Weddings can be very expensive, so who pays for it all? There are many different ways to divide up the expenses of the sacred event. The most important thing to remember is to decide early. Divide up the expenses, make a budget and stick to it! Here are a few ideas of how to handle the “who pays?” question:

The first option is to go with the traditional way. The parents of the bride pay for the wedding ceremony and reception and the parents of the groom pay for the rehearsal dinner and the alcohol at the reception. This option, however, puts a lot of financial responsibility on the bride’s parents, so if you are looking to make the cost more even, one of the other options might work better for you.

Another option is to have each set of parents decide which parts of the wedding they are going to pay for. For example, The groom’s parents are going to pay for the cost of the items involved during the ceremony while the bride’s parents pay for the items associated with the reception. Be careful with this situation, though. If you give them specific items to contribute to, they may want to voice their opinions on what you should spend their money on. Make sure that they understand that, even though they are kindly contributing money, the decision of what centerpieces to use is not entirely theirs.

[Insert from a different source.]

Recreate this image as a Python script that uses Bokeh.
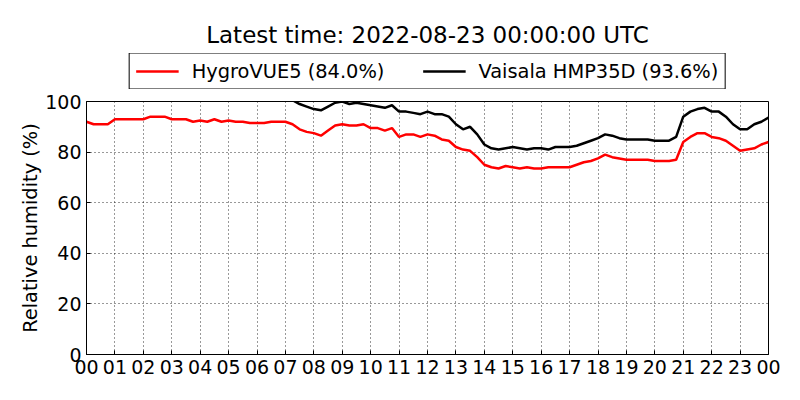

Option number three is to sit down with both sets of parents, either together or individually. Find out how much they are willing to contribute to the wedding and have them give the money up front. This way, you don’t have to worry about them pulling the “well, I am paying for it” card. If the parents can’t just hand 10,000 dollars over to you at the beginning, then keep a log about how much money you have spent in their name. This way, you are still getting help financially and you still have control over how your wedding turns out.

If neither of the parents are willing/able to pay for the wedding, then the entire expense may land on you and your fiancee. This is not an uncommon situation and you will have to be prepared to deal with the situation. The key is making a budget and sticking to it. There are also plenty of ways to save money on weddings. You may be surprised, the parents may not have been able to commit to such an expense at the beginning, but they might be willing to pay for a few things along the way. Any assistance is helpful!

So, whether you and your partner are paying for the whole thing, you and your parents split the cost, or the parents pay for the whole thing, weddings take a lot of work and planning and without a plan for a budget, could be a nightmare. Decide who is contributing, and decide early!

Comments

Calling Crow 2 years ago

Good to know! Things have changed so much in the world that it's hard to maintain certain traditions anymore. Especially the "bride's dowrey" tradition.

Thanks for the reminder that all can play and the most important part is sticking to the budget!

SArthur profile image

SArthur Hub Author 2 years ago

Calling Crow, I agree with you on the difficulty of maintaining certain traditions. My husband and I agreed not to see each other until the wedding, which was very special, but a nightmare for pictures! These days, you have to pick and choose the traditions you want to incorporate into your wedding. Thanks for the feedback!